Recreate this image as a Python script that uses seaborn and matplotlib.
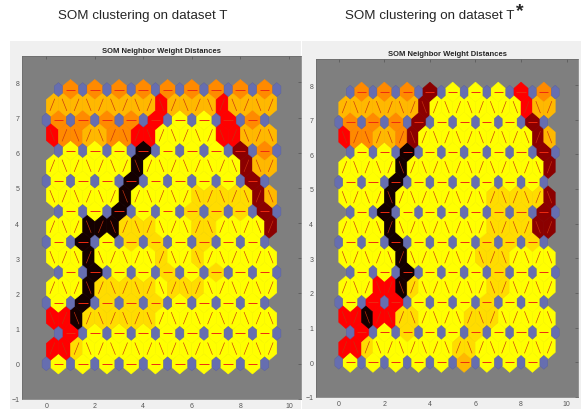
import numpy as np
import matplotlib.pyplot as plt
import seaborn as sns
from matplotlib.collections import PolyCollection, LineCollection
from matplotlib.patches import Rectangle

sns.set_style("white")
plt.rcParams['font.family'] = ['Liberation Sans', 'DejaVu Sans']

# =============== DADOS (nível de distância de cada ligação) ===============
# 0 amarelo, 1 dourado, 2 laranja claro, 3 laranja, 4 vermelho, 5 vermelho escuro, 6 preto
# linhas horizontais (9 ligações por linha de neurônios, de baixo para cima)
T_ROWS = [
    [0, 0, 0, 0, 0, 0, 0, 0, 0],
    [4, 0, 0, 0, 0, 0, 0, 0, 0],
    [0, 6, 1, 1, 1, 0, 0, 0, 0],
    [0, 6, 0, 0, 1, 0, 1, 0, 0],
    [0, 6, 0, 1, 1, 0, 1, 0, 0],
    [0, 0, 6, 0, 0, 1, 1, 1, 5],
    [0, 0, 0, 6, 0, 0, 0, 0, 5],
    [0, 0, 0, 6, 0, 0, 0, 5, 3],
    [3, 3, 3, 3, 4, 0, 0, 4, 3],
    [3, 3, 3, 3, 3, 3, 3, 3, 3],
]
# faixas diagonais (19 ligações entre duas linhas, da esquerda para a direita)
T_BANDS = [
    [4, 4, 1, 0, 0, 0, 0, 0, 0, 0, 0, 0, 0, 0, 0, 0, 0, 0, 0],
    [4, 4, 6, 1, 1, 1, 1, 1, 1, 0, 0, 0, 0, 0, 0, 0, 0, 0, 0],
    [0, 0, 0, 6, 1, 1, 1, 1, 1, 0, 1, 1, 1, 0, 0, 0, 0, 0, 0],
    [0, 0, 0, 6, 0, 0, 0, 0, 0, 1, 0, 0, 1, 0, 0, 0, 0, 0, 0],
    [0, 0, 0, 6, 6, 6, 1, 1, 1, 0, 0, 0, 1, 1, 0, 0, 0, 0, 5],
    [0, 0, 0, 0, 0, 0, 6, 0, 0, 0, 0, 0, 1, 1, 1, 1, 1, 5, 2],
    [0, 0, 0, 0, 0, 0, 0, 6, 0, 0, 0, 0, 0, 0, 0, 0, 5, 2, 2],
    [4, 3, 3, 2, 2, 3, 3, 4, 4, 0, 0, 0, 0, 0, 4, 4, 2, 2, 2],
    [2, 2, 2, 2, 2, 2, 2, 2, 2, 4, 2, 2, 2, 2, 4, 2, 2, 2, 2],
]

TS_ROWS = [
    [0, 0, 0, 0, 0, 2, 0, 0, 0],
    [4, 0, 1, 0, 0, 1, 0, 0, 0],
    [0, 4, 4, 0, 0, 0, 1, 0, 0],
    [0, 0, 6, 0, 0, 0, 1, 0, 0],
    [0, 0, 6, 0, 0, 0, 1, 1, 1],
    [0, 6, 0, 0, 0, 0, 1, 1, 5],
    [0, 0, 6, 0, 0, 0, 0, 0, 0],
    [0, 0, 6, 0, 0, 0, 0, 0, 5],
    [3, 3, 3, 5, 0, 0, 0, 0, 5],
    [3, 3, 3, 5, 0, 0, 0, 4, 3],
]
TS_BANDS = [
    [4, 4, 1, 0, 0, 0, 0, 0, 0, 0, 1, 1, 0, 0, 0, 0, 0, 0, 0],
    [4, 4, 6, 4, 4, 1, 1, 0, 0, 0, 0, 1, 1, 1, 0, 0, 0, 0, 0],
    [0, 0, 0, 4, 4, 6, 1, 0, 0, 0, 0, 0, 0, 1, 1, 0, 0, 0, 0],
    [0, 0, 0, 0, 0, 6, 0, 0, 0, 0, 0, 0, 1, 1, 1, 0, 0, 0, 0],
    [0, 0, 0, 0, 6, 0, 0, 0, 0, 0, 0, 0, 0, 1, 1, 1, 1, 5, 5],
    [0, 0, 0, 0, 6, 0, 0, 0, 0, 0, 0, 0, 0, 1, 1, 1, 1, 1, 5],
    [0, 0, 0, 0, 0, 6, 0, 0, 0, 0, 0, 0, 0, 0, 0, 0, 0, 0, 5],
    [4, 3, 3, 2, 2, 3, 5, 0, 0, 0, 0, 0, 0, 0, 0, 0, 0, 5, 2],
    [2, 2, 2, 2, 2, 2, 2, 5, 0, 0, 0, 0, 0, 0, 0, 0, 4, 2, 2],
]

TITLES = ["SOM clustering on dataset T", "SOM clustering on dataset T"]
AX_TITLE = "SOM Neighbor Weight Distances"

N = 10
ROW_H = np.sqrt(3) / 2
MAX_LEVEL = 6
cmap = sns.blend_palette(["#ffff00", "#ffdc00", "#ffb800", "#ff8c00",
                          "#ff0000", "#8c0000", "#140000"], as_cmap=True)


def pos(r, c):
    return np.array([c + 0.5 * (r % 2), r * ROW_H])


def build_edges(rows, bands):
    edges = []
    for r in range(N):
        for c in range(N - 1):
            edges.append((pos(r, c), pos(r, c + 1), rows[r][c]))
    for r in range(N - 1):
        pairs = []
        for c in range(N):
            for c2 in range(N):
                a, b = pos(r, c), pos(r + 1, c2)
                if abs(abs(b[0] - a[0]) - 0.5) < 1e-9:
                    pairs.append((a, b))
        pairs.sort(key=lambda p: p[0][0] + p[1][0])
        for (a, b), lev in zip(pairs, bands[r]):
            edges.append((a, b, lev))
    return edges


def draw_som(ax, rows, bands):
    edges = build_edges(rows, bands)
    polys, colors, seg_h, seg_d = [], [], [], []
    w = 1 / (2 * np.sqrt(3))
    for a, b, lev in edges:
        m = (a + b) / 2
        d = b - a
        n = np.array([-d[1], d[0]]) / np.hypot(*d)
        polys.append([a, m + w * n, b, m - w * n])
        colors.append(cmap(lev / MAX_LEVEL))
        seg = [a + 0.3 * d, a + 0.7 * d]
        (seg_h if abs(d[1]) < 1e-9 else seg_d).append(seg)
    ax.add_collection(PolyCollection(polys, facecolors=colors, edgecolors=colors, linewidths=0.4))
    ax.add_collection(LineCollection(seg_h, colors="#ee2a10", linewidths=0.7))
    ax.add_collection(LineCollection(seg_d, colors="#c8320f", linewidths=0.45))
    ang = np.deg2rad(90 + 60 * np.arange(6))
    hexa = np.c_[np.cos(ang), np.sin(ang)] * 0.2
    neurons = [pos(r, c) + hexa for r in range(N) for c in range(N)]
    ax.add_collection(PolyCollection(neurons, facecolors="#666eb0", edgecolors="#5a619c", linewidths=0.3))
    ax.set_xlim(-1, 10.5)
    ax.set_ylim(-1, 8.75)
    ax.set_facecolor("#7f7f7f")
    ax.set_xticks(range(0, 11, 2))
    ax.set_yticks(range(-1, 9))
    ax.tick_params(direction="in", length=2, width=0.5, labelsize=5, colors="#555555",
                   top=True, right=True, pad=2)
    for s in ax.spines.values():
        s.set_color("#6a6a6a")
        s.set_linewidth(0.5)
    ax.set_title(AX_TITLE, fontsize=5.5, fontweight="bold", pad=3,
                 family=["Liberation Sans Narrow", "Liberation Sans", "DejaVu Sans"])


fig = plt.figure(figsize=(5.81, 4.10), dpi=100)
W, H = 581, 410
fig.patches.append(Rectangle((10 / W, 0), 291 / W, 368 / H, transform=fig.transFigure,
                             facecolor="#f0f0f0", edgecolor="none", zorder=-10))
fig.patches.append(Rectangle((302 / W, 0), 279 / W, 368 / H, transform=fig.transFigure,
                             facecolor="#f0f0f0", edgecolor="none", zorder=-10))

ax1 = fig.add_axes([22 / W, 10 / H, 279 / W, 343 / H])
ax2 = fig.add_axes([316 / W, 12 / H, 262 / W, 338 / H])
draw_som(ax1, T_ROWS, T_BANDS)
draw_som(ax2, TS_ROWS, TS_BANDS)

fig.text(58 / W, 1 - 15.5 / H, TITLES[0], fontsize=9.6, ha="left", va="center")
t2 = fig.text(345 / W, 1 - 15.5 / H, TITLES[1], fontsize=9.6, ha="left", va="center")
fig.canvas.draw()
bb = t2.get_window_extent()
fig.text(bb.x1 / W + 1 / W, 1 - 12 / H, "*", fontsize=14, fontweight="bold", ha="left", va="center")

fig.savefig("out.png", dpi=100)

**********

Problem details -> Begin at the first line of the data above and repeat each line exactly, stopping after the line containing "plt.rcParams['font.family'] = ['Liberation". Omit the pictures.

Solution for this task ->
Recreate this image as a Python script that uses seaborn and matplotlib.
import numpy as np
import matplotlib.pyplot as plt
import seaborn as sns
from matplotlib.collections import PolyCollection, LineCollection
from matplotlib.patches import Rectangle

sns.set_style("white")
plt.rcParams['font.family'] = ['Liberation Sans', 'DejaVu Sans']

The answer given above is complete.